Anti-Marketing Laws and the Commercial Speech Doctrine

By Eric Goldman

Prompted by the Supreme Court’s denial of cert in the White Buffalo case, Chris Hoofnagle of EPIC posted a nice rundown of some recent cases where anti-marketing laws survived a First Amendment challenge. He calls the 1999 US West case (which struck down an FCC rule limiting resale of customer records) the “high water mark” of the argument that First Amendment rights trump “privacy” laws. [Chris’ characterization of the laws as “privacy” laws confused me; all of the laws were intended to restrict marketing in some fashion.]

He then makes his case by discussing a number of opinions from the last 5 years where anti-marketing laws survived a First Amendment challenge. Chris concludes: “In light of the number of cases where privacy law has trumped commercial free speech, shouldn’t we consider U.S. West to be an anomaly?”

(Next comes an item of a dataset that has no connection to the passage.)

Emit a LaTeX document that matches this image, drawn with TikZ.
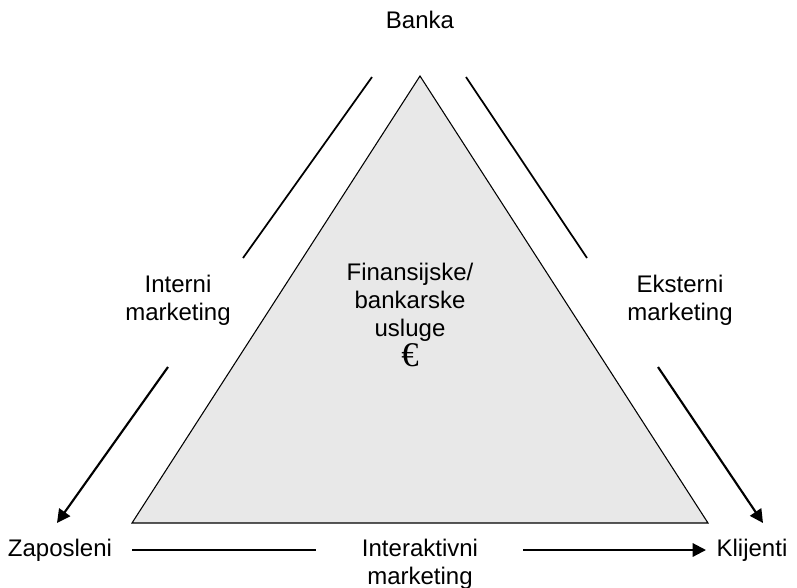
\documentclass[tikz,border=0pt]{standalone}
\usepackage{fontspec}
\setmainfont{Liberation Sans}
\newfontfamily\eurofont{Liberation Serif}
\usetikzlibrary{calc}
\usetikzlibrary{positioning}
\usetikzlibrary{arrows.meta}
\tikzstyle{lblnode} = [inner sep=0, align=center, font=\fontsize{18}{21}\selectfont]
\tikzstyle{tri} = [draw, line width=0.8pt, fill=black!9]
\tikzstyle{sideline} = [line width=1.3pt]
\tikzstyle{sidearrow} = [line width=1.6pt, -{Triangle[length=10pt,width=10pt]}]

\begin{document}
\begin{tikzpicture}[x=0.75pt, y=-0.75pt]
    \useasboundingbox (0,0) rectangle (797,587);

    % the triangle
    \coordinate (top) at (420,76);
    \coordinate (left) at (132,523);
    \coordinate (right) at (708,523);
    \draw[tri] (top) -- (left) -- (right) -- cycle;

    \node[lblnode] (usluge) at (410,315) {Finansijske/\\bankarske\\usluge\\[2pt]{\eurofont\fontsize{26}{28}\selectfont €}};

    % corners
    \node[lblnode, anchor=base] (banka) at (420,28) {Banka};
    \node[lblnode, anchor=base] (zaposleni) at (60,556) {Zaposleni};
    \node[lblnode, anchor=base] (klijenti) at (752,556) {Klijenti};

    % sides
    \node[lblnode] (int_mkt) at (178,300) {Interni\\marketing};
    \node[lblnode] (eks_mkt) at (680,300) {Eksterni\\marketing};
    \node[lblnode] (ia_mkt) at (420,564) {Interaktivni\\marketing};

    \coordinate (int_a) at (372,77);
    \coordinate (int_b) at (243,258);
    \coordinate (int_c) at (168,367);
    \coordinate (int_d) at (57,523);
    \draw[sideline] (int_a) -- (int_b);
    \draw[sidearrow] (int_c) -- (int_d);

    \coordinate (eks_a) at (466,77);
    \coordinate (eks_b) at (587,258);
    \coordinate (eks_c) at (658,367);
    \coordinate (eks_d) at (763,523);
    \draw[sideline] (eks_a) -- (eks_b);
    \draw[sidearrow] (eks_c) -- (eks_d);

    \coordinate (ia_a) at (132,550);
    \coordinate (ia_b) at (316,550);
    \coordinate (ia_c) at (523,550);
    \coordinate (ia_d) at (706,550);
    \draw[sideline] (ia_a) -- (ia_b);
    \draw[sidearrow] (ia_c) -- (ia_d);
\end{tikzpicture}
\end{document}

Descriptively, I think Chris’ characterization is generally correct. First Amendment challenges to anti-marketing laws have met with scarce success recently.

Normatively, I’m not sure we should be celebrating this corner of First Amendment jurisprudence. The commercial speech doctrine is incoherent, and I don’t envy lower court judges having to apply the commercial speech doctrines to anti-marketing laws. I wouldn’t know what to do either.

Personally, I rarely get excited by First Amendment defenses against anti-marketing laws. I would much prefer to focus on first principles–what rules make for good social policy, and why? Unfortunately, this type of policy-making is rarely possible, leaving First Amendment challenges as last-ditch (and often low-likelihood-of-success) efforts to correct shaky policy-making.